Obviously, stealing from a store or other people’s possessions is wrong, but we’re also talking about stealing from other’s happiness. An example is if you have a friend who maybe just met the love of her life, and she’s telling you all about him! She comments that she really likes this guy, loves his lifestyle a lot, and he lives across the country. You respond, “Well, you know long distance relationships never work.” (First, sometimes they do!) And second, what good does it do you or your friend to say something negative? Later when meditating, you’ll feel badly remembering how you weren’t very encouraging and happy for her. How could that conversation have still been truthful, but supportive at the same time?

It happens with business, as well. A colleague gets a big promotion, and you counter it by saying something like: “It must be nice that the boss’s husband and your husband are friends…”. Their success does not take anything away from your own light! Be always happy for your friends. It will make your heart happy at the same time.

#4 : Don’t Judge

It seems to come naturally to us to judge others if they are not like us or do or say things we wouldn’t do or say. We are all humans who have grown up differently, have unique experiences, and are exposed to life in a variety of ways. It’s a question of who first came up with this quote, so I won’t give credit, but this is a quote to live by:

Small minds talk about others, average minds talk about current events and big minds discuss ideas.  

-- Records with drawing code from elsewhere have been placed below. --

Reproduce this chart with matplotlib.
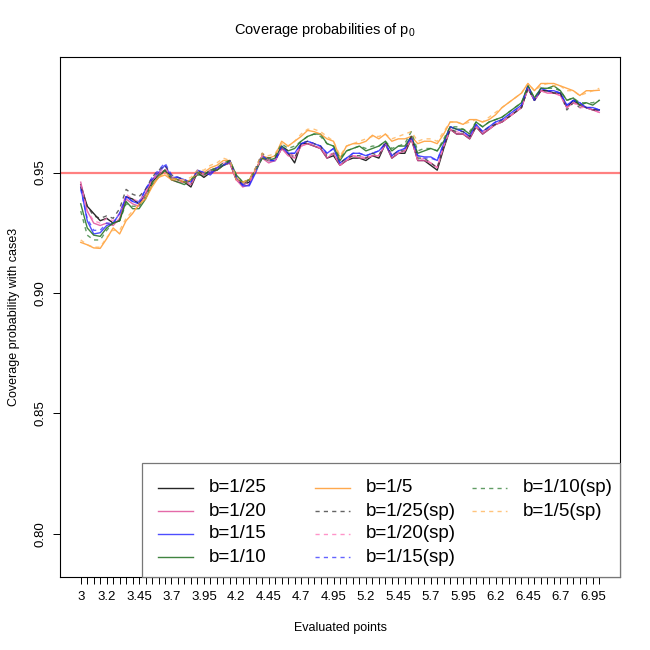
import matplotlib
matplotlib.use("Agg")
import matplotlib.pyplot as plt
import numpy as np
from matplotlib.lines import Line2D
from matplotlib.patches import Rectangle

plt.rcParams['font.family'] = ['Liberation Sans', 'DejaVu Sans']

# evaluation grid 3.00, 3.05, ..., 7.00
points = np.round(np.arange(3.0, 7.0001, 0.05), 2)
shown_labels = ['3', '3.2', '3.45', '3.7', '3.95', '4.2', '4.45', '4.7', '4.95',
                '5.2', '5.45', '5.7', '5.95', '6.2', '6.45', '6.7', '6.95']

b25 = [0.945, 0.936, 0.933, 0.930, 0.931, 0.929, 0.930, 0.940, 0.939, 0.937,
       0.941, 0.946, 0.949, 0.951, 0.948, 0.947, 0.946, 0.944, 0.950, 0.948,
       0.950, 0.951, 0.953, 0.954, 0.947, 0.945, 0.946, 0.951, 0.957, 0.955,
       0.955, 0.960, 0.958, 0.954, 0.962, 0.962, 0.961, 0.960, 0.956, 0.957,
       0.953, 0.955, 0.956, 0.956, 0.955, 0.957, 0.956, 0.962, 0.956, 0.958,
       0.958, 0.964, 0.955, 0.955, 0.953, 0.951, 0.960, 0.968, 0.966, 0.966,
       0.964, 0.969, 0.966, 0.968, 0.970, 0.971, 0.973, 0.975, 0.977, 0.985,
       0.980, 0.984, 0.984, 0.983, 0.983, 0.977, 0.980, 0.978, 0.977, 0.976,
       0.976]
b20 = [0.946, 0.934, 0.929, 0.928, 0.929, 0.928, 0.931, 0.939, 0.937, 0.936,
       0.941, 0.947, 0.949, 0.951, 0.947, 0.946, 0.946, 0.945, 0.950, 0.949,
       0.950, 0.951, 0.953, 0.954, 0.947, 0.944, 0.945, 0.951, 0.956, 0.954,
       0.955, 0.960, 0.957, 0.956, 0.961, 0.962, 0.961, 0.960, 0.956, 0.958,
       0.953, 0.955, 0.957, 0.956, 0.956, 0.957, 0.957, 0.962, 0.956, 0.958,
       0.959, 0.964, 0.955, 0.955, 0.954, 0.952, 0.961, 0.968, 0.966, 0.966,
       0.964, 0.969, 0.966, 0.968, 0.970, 0.971, 0.973, 0.975, 0.977, 0.985,
       0.980, 0.984, 0.983, 0.983, 0.982, 0.977, 0.979, 0.978, 0.977, 0.976,
       0.975]
b15 = [0.944, 0.930, 0.9245, 0.925, 0.928, 0.929, 0.933, 0.940, 0.938, 0.937,
       0.943, 0.947, 0.950, 0.953, 0.948, 0.948, 0.947, 0.946, 0.951, 0.950,
       0.949, 0.952, 0.953, 0.9545, 0.948, 0.9445, 0.9445, 0.950, 0.957, 0.955,
       0.955, 0.961, 0.958, 0.958, 0.962, 0.963, 0.962, 0.961, 0.958, 0.960,
       0.954, 0.956, 0.958, 0.958, 0.957, 0.958, 0.959, 0.962, 0.957, 0.959,
       0.960, 0.965, 0.957, 0.9565, 0.9565, 0.955, 0.962, 0.969, 0.968, 0.967,
       0.965, 0.970, 0.967, 0.969, 0.971, 0.972, 0.974, 0.976, 0.978, 0.986,
       0.980, 0.985, 0.984, 0.984, 0.983, 0.978, 0.980, 0.979, 0.977, 0.977,
       0.976]
b10 = [0.937, 0.927, 0.924, 0.9235, 0.927, 0.929, 0.930, 0.938, 0.935, 0.935,
       0.939, 0.945, 0.948, 0.951, 0.947, 0.946, 0.945, 0.947, 0.949, 0.949,
       0.951, 0.951, 0.953, 0.955, 0.949, 0.946, 0.947, 0.951, 0.956, 0.955,
       0.956, 0.961, 0.959, 0.960, 0.963, 0.965, 0.966, 0.966, 0.962, 0.961,
       0.955, 0.959, 0.960, 0.961, 0.959, 0.960, 0.961, 0.963, 0.959, 0.961,
       0.961, 0.965, 0.958, 0.959, 0.960, 0.959, 0.963, 0.969, 0.968, 0.968,
       0.966, 0.971, 0.969, 0.971, 0.972, 0.973, 0.975, 0.977, 0.979, 0.986,
       0.981, 0.985, 0.985, 0.986, 0.984, 0.980, 0.981, 0.978, 0.979, 0.978,
       0.980]
b5 = [0.921, 0.920, 0.9187, 0.9185, 0.9225, 0.927, 0.9245, 0.930, 0.933, 0.937,
      0.939, 0.944, 0.948, 0.949, 0.947, 0.947, 0.946, 0.947, 0.950, 0.950,
      0.952, 0.953, 0.955, 0.955, 0.947, 0.946, 0.947, 0.951, 0.957, 0.956,
      0.957, 0.963, 0.961, 0.963, 0.965, 0.9675, 0.967, 0.966, 0.964, 0.963,
      0.956, 0.961, 0.962, 0.962, 0.963, 0.9655, 0.964, 0.966, 0.963, 0.964,
      0.964, 0.965, 0.962, 0.963, 0.963, 0.962, 0.966, 0.971, 0.971, 0.970,
      0.972, 0.972, 0.971, 0.972, 0.974, 0.977, 0.979, 0.981, 0.983, 0.987,
      0.984, 0.987, 0.987, 0.987, 0.986, 0.985, 0.984, 0.982, 0.984, 0.984,
      0.9842]
b25_sp = [0.944, 0.936, 0.932, 0.931, 0.932, 0.931, 0.935, 0.943, 0.941, 0.940,
          0.943, 0.948, 0.951, 0.953, 0.949, 0.948, 0.947, 0.945, 0.951, 0.949,
          0.951, 0.952, 0.954, 0.955, 0.948, 0.945, 0.947, 0.952, 0.958, 0.956,
          0.956, 0.961, 0.959, 0.956, 0.962, 0.963, 0.962, 0.961, 0.957, 0.958,
          0.954, 0.956, 0.957, 0.957, 0.956, 0.958, 0.957, 0.963, 0.957, 0.959,
          0.959, 0.965, 0.956, 0.956, 0.954, 0.952, 0.961, 0.968, 0.967, 0.967,
          0.965, 0.969, 0.967, 0.969, 0.970, 0.972, 0.973, 0.975, 0.977, 0.985,
          0.980, 0.984, 0.984, 0.983, 0.983, 0.976, 0.979, 0.977, 0.977, 0.976,
          0.976]
b20_sp = [0.945, 0.934, 0.930, 0.929, 0.931, 0.930, 0.933, 0.941, 0.939, 0.938,
          0.942, 0.947, 0.950, 0.952, 0.948, 0.947, 0.947, 0.945, 0.950, 0.949,
          0.951, 0.952, 0.954, 0.954, 0.947, 0.945, 0.946, 0.951, 0.957, 0.955,
          0.955, 0.960, 0.958, 0.957, 0.961, 0.962, 0.962, 0.960, 0.957, 0.958,
          0.953, 0.955, 0.957, 0.957, 0.956, 0.957, 0.957, 0.962, 0.957, 0.958,
          0.959, 0.964, 0.955, 0.956, 0.954, 0.952, 0.961, 0.968, 0.967, 0.966,
          0.965, 0.969, 0.967, 0.968, 0.970, 0.971, 0.973, 0.975, 0.977, 0.985,
          0.980, 0.984, 0.983, 0.983, 0.982, 0.977, 0.979, 0.977, 0.977, 0.976,
          0.975]
b15_sp = [0.943, 0.931, 0.926, 0.926, 0.929, 0.929, 0.933, 0.940, 0.938, 0.938,
          0.943, 0.948, 0.951, 0.954, 0.949, 0.948, 0.947, 0.946, 0.951, 0.950,
          0.950, 0.952, 0.953, 0.955, 0.948, 0.945, 0.945, 0.951, 0.957, 0.955,
          0.955, 0.961, 0.958, 0.958, 0.962, 0.963, 0.962, 0.961, 0.958, 0.960,
          0.954, 0.956, 0.958, 0.958, 0.957, 0.958, 0.959, 0.962, 0.957, 0.959,
          0.960, 0.965, 0.957, 0.956, 0.956, 0.955, 0.962, 0.969, 0.968, 0.967,
          0.965, 0.970, 0.967, 0.969, 0.971, 0.972, 0.974, 0.976, 0.978, 0.986,
          0.980, 0.985, 0.984, 0.984, 0.983, 0.978, 0.980, 0.979, 0.977, 0.977,
          0.976]
b10_sp = [0.934, 0.924, 0.922, 0.922, 0.926, 0.929, 0.930, 0.937, 0.936, 0.936,
          0.940, 0.946, 0.949, 0.951, 0.948, 0.947, 0.946, 0.947, 0.950, 0.949,
          0.951, 0.952, 0.954, 0.955, 0.949, 0.946, 0.947, 0.951, 0.956, 0.956,
          0.957, 0.962, 0.960, 0.961, 0.963, 0.965, 0.966, 0.965, 0.962, 0.961,
          0.956, 0.959, 0.960, 0.961, 0.960, 0.961, 0.961, 0.963, 0.960, 0.961,
          0.962, 0.967, 0.959, 0.960, 0.960, 0.959, 0.964, 0.969, 0.969, 0.968,
          0.967, 0.971, 0.969, 0.971, 0.972, 0.973, 0.975, 0.977, 0.979, 0.986,
          0.981, 0.985, 0.985, 0.985, 0.984, 0.980, 0.981, 0.979, 0.979, 0.979,
          0.980]
b5_sp = [0.922, 0.920, 0.919, 0.919, 0.923, 0.926, 0.926, 0.931, 0.934, 0.936,
         0.940, 0.945, 0.948, 0.950, 0.948, 0.947, 0.947, 0.948, 0.951, 0.951,
         0.953, 0.954, 0.956, 0.955, 0.948, 0.946, 0.947, 0.952, 0.958, 0.957,
         0.958, 0.962, 0.961, 0.963, 0.966, 0.968, 0.968, 0.967, 0.965, 0.963,
         0.957, 0.961, 0.962, 0.963, 0.964, 0.965, 0.965, 0.966, 0.964, 0.965,
         0.966, 0.967, 0.963, 0.964, 0.964, 0.963, 0.967, 0.971, 0.971, 0.970,
         0.971, 0.972, 0.971, 0.973, 0.975, 0.977, 0.979, 0.981, 0.983, 0.987,
         0.984, 0.986, 0.987, 0.986, 0.986, 0.984, 0.984, 0.982, 0.983, 0.984,
         0.985]

series = [
    ("b=1/25", b25, "#000000", 0.85, "-"),
    ("b=1/20", b20, "#E0509A", 0.85, "-"),
    ("b=1/15", b15, "#2020FF", 0.8, "-"),
    ("b=1/10", b10, "#1E6E1E", 0.85, "-"),
    ("b=1/5", b5, "#FF9A2E", 0.85, "-"),
    ("b=1/25(sp)", b25_sp, "#303030", 0.75, "--"),
    ("b=1/20(sp)", b20_sp, "#FF70B8", 0.75, "--"),
    ("b=1/15(sp)", b15_sp, "#3030FF", 0.75, "--"),
    ("b=1/10(sp)", b10_sp, "#2E7D32", 0.75, "--"),
    ("b=1/5(sp)", b5_sp, "#FFB050", 0.75, "--"),
]

fig = plt.figure(figsize=(6.5, 6.5), dpi=100)
ax = fig.add_axes([60 / 650, 73 / 650, 560 / 650, 520 / 650])

for lab, vals, col, a, ls in series:
    if ls == "--":
        ax.plot(points, vals, color=col, alpha=a, lw=1, dashes=(3, 3))
    else:
        ax.plot(points, vals, color=col, alpha=a, lw=1)

ax.axhline(0.95, color="#FF8080", lw=1.6, zorder=0.5)

ax.set_xlim(2.84, 7.16)
ax.set_ylim(0.782, 0.998)

# R style axis: every point gets a tick, only non-overlapping labels
xt_labels = []
for p in points:
    s = ('%g' % p)
    xt_labels.append(s if s in shown_labels else '')
ax.set_xticks(points)
ax.set_xticklabels(xt_labels)
ax.set_yticks([0.80, 0.85, 0.90, 0.95])
ax.set_yticklabels(['0.80', '0.85', '0.90', '0.95'], rotation=90, va='center')
ax.tick_params(direction='out', length=5, width=0.7, labelsize=9.5, pad=5)
for sp in ax.spines.values():
    sp.set_linewidth(0.8)

ax.set_xlabel("Evaluated points", fontsize=9, labelpad=14)
ax.set_ylabel("Coverage probability with case3", fontsize=9, labelpad=10)
fig.text(0.5, 620 / 650, r"Coverage probabilities of p$_\mathregular{0}$",
         ha='center', va='center', fontsize=10.5)

# legend drawn R style (bottomright, ncol=3, filled by column)
H = 650.0
fig.add_artist(Rectangle((142 / H, (H - 577) / H), 478 / H, 114 / H,
                         transform=fig.transFigure, facecolor='white',
                         edgecolor='#777777', lw=0.9, zorder=5))
for k, (lab, vals, col, a, ls) in enumerate(series):
    c, r = divmod(k, 4)
    x0 = 158 + 157 * c
    y = (H - (488 + 23 * r)) / H
    ln = Line2D([x0 / H, (x0 + 35) / H], [y, y], transform=fig.transFigure,
                color=col, alpha=a, lw=1, zorder=6)
    if ls == "--":
        ln.set_dashes((3, 3))
    fig.add_artist(ln)
    fig.text((x0 + 51) / H, y, lab, ha='left', va='center', fontsize=13.5, zorder=6)

fig.savefig("out.png", dpi=100)
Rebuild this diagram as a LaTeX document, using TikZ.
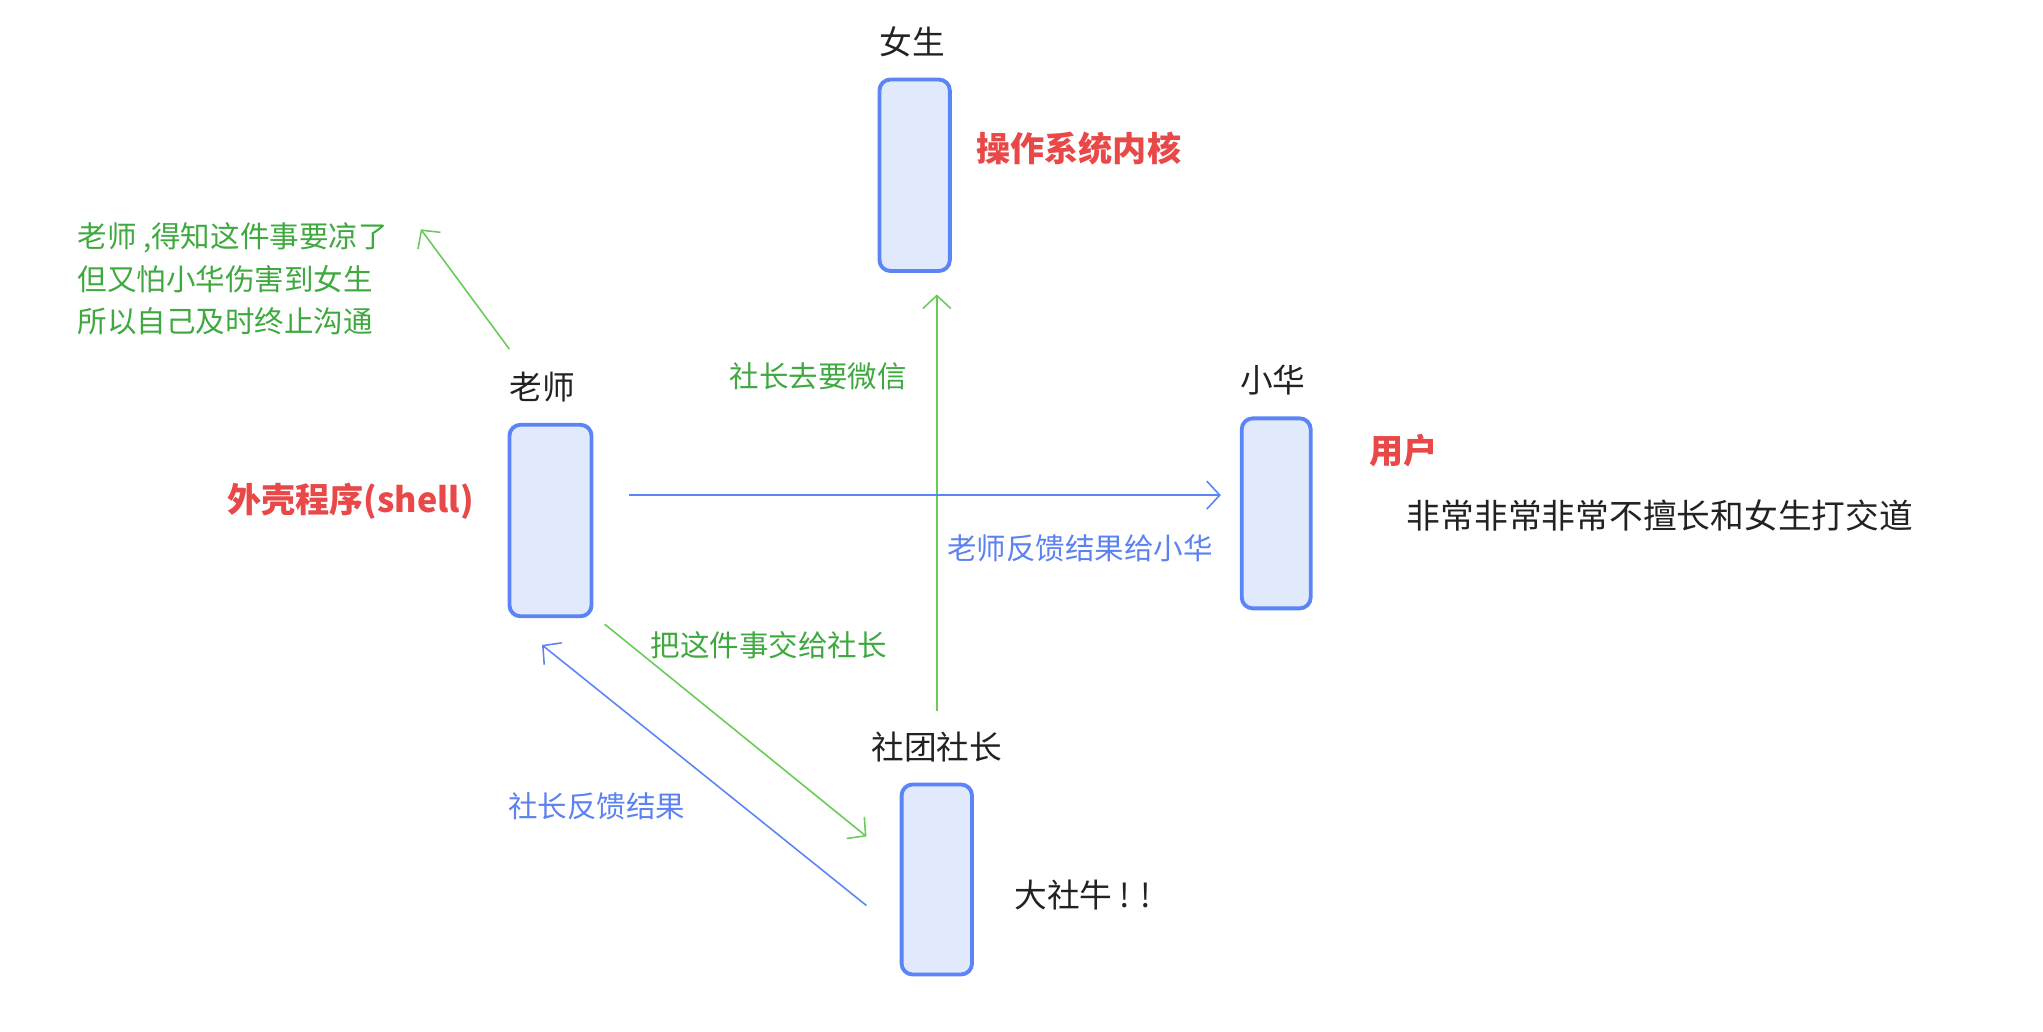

It is so much more fun to talk about ideas, philosophies, creative aspirations, travel, and love. When you sit down to quiet the mind you will feel gratitude when thinking about all the fun you’ve had with these types of interactions.

#5 : Don’t Expect

You’ve heard the saying: “If you expect from others, you’ll surely be disappointed” – so true, right? Bottom line is when you give to others, do special favors, invite your friends to parties, give them gifts, etc., do all these good deeds from your heart, without expecting anything in return. Really hard to do at first, right? Training our minds and our hearts to give freely ends up making us feel wonderful, and there may be reasons people do not respond in kind. They may be having a tough time, or just don’t think about returning the favor in the same way. It’s very important to remember to give a lot of self-care and fill our emotional banks, and then we’ll have the bandwidth to give freely to others without expecting or even wanting, anything in return!

Now… settle in, relax, take 3 deep breaths, and quiet your mind. It’s time for you. You’ve been the best version of yourself, you’ve had compassion and care for others and for yourself. You feel peace and love.  Marinate in space, connect with the Universe, feel the magnificence of being alive.